Hi,
I did a search in this forum for the word "Loudness" and came up with zero.
It would be great to see a variable Fletcher-Munson Loudness Control / Plugin for MC14.
Does anyone remember this? It’s not even that “old”? I’m only 35!
In my opinion, this is a major and wonderful function for home audio music playback that existed on almost all decent stereo sets for about 40 years (?) and has mysteriously disappeared from the front panels, manuals and "general knowledge" it seems.
To be clear, this is a function separate from Volume ... although dependant on Volume. This also is not to be confused with “loudness” achieved through compression, multi-band or otherwise.
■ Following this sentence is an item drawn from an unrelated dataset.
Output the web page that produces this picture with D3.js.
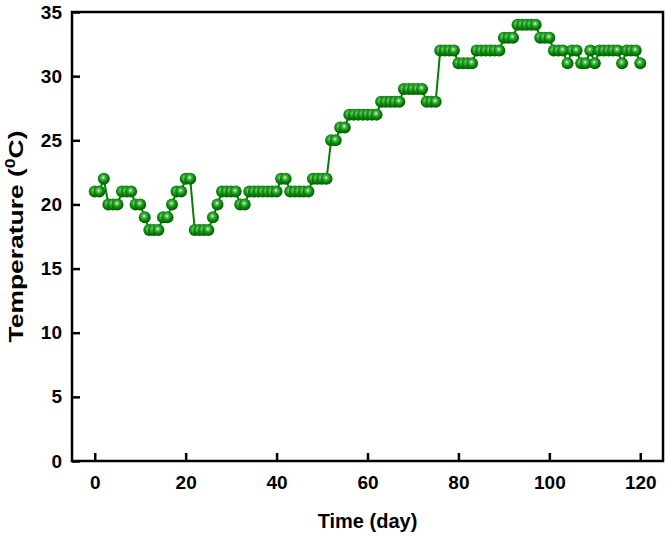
<!DOCTYPE html>
<html>
<head>
<meta charset="utf-8">
<script src="https://cdn.jsdelivr.net/npm/d3@7"></script>
<style>
  body { margin: 0; background: #fff; }
  text { font-family: "Liberation Sans Narrow", "Liberation Sans", Arial, sans-serif; font-weight: bold; }
</style>
</head>
<body>
<div id="chart"></div>
<script>
// temperature runs: [first day, last day] and the value held over each run
const runDays = [
  [0, 1], [2, 2], [3, 5], [6, 8], [9, 10], [11, 11], [12, 14], [15, 16], [17, 17],
  [18, 19], [20, 21], [22, 25], [26, 26], [27, 27], [28, 31], [32, 33], [34, 40],
  [41, 42], [43, 47], [48, 51], [52, 53], [54, 55], [56, 62], [63, 67], [68, 72],
  [73, 75], [76, 79], [80, 83], [84, 89], [90, 92], [93, 97], [98, 100], [101, 103],
  [104, 104], [105, 106], [107, 108], [109, 109], [110, 110], [111, 115], [116, 116],
  [117, 119], [120, 120]
];
const runTemps = [
  21, 22, 20, 21, 20, 19, 18, 19, 20,
  21, 22, 18, 19, 20, 21, 20, 21,
  22, 21, 22, 25, 26, 27, 28, 29,
  28, 32, 31, 32, 33, 34, 33, 32,
  31, 32, 31, 32, 31, 32, 31,
  32, 31
];
const xTicks = [0, 20, 40, 60, 80, 100, 120];
const yTicks = [0, 5, 10, 15, 20, 25, 30, 35];

const data = [];
runDays.forEach((r, i) => {
  for (let d = r[0]; d <= r[1]; d++) data.push({ day: d, temp: runTemps[i] });
});

const width = 666, height = 536;
const margin = { left: 72, right: 3, top: 12, bottom: 75 };

const svg = d3.select("#chart").append("svg")
  .attr("width", width).attr("height", height);

const defs = svg.append("defs");
const grad = defs.append("radialGradient").attr("id", "ball")
  .attr("cx", "45%").attr("cy", "40%").attr("r", "60%");
grad.append("stop").attr("offset", "0%").attr("stop-color", "#f4fff4");
grad.append("stop").attr("offset", "22%").attr("stop-color", "#5cc05c");
grad.append("stop").attr("offset", "60%").attr("stop-color", "#0a8a0a");
grad.append("stop").attr("offset", "100%").attr("stop-color", "#005a00");

const x = d3.scaleLinear().domain([-5, 125]).range([margin.left, width - margin.right]);
const y = d3.scaleLinear().domain([0, 35]).range([height - margin.bottom, margin.top]);

// line
svg.append("path")
  .datum(data)
  .attr("fill", "none")
  .attr("stroke", "#008000")
  .attr("stroke-width", 2)
  .attr("d", d3.line().x(d => x(d.day)).y(d => y(d.temp)));

// markers
svg.append("g").selectAll("circle")
  .data(data)
  .enter()
  .append("circle")
  .attr("cx", d => x(d.day))
  .attr("cy", d => y(d.temp))
  .attr("r", 6)
  .attr("fill", "url(#ball)");

// axes
const xAxis = svg.append("g")
  .attr("transform", `translate(0,${height - margin.bottom})`)
  .call(d3.axisBottom(x).tickValues(xTicks).tickSizeInner(-8).tickSizeOuter(0).tickPadding(15));
const yAxis = svg.append("g")
  .attr("transform", `translate(${margin.left},0)`)
  .call(d3.axisLeft(y).tickValues(yTicks).tickSizeInner(-8).tickSizeOuter(0).tickPadding(10));

[xAxis, yAxis].forEach(a => {
  a.select(".domain").remove();
  a.selectAll(".tick line").attr("stroke", "#000").attr("stroke-width", 2.5);
  a.selectAll(".tick text").attr("fill", "#000").style("font-size", "19px");
});

// frame
svg.append("rect")
  .attr("x", margin.left).attr("y", margin.top)
  .attr("width", width - margin.right - margin.left)
  .attr("height", height - margin.bottom - margin.top)
  .attr("fill", "none").attr("stroke", "#000").attr("stroke-width", 2.5);

// titles
svg.append("text")
  .attr("x", (margin.left + width - margin.right) / 2)
  .attr("y", 528)
  .attr("text-anchor", "middle")
  .style("font-size", "20px")
  .text("Time (day)");

const yTitle = svg.append("text")
  .attr("transform", `translate(23,${(margin.top + height - margin.bottom) / 2}) rotate(-90)`)
  .attr("text-anchor", "middle")
  .attr("textLength", 212)
  .attr("lengthAdjust", "spacingAndGlyphs")
  .style("font-size", "21px");
yTitle.append("tspan").text("Temperature (");
yTitle.append("tspan").attr("dy", -8).style("font-size", "14px").text("0");
yTitle.append("tspan").attr("dy", 8).text("C)");
</script>
</body>
</html>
It is a volume-affected, variable compensation for the Fletcher–Munson Loudness Curve - in short that human hearing has different frequency responses at different SPL(s).
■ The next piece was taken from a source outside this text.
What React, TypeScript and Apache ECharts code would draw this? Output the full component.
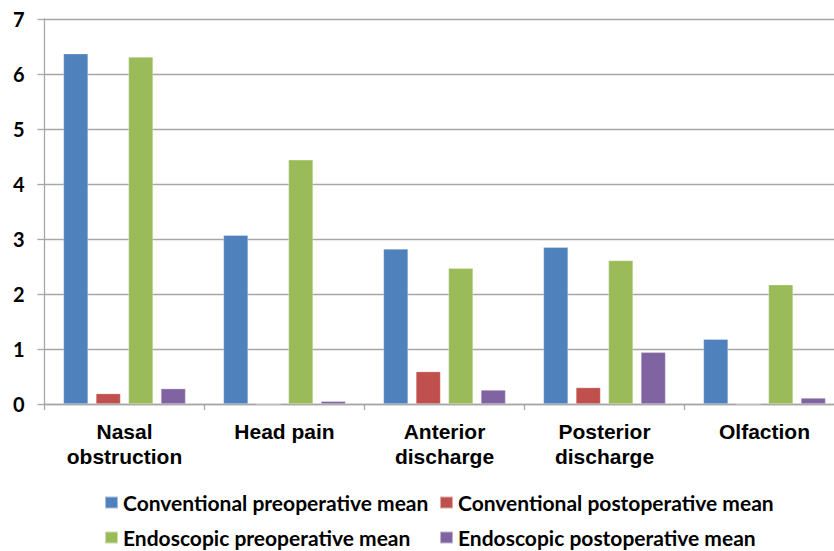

http://en.wikipedia.org/wiki/Fletcher%E2%80%93Munson_curvesIn practical application, there used to be a switch on stereos that would say "Loudness" and the circuit, when engaged, would overlay a compensating (opposite) curve - in step with the Volume setting and the amount of Fletcher-Munson effect at that volume level.
On more sophisticated sets, there used to be a Variable Loudness control – with a “default” position marked, but allowing the user to “dial in” the amount of compensation.
I’m not sure how these ubiquitous circuits knew the actual SPL in the room (they couldn’t have), but there must have been some brackets established arbitrarily, based on typical consumer loudspeaker sensitivities etc. And the Variable Loudness made it possible to be more accurate, I guess. Maybe it's simpler.
Indeed, some MC14 users might be piping their soundcard’s analog output through an integrated amp or receiver that has a Loudness control. However, in the last 15-17 years or so, across all the major brands, the function seems to have disappeared, and it would be great to enforce it right in MC14, to taste (variable).
Many users surely run straight into amplified speakers, or a pure amp, too.
There may be some controversy over whether this is relevant given today’s technologies – and there may be something I’m missing here about why “Loudness” has disappeared.
That aside, it was always a great, quick way to bring fullness, clarity and more fun
to tons of recorded music and playback environments. Objective or Subjective ... it was a fun and effective tool!
Enough promoting now ... anyone want to pick up this idea? I’m no programmer.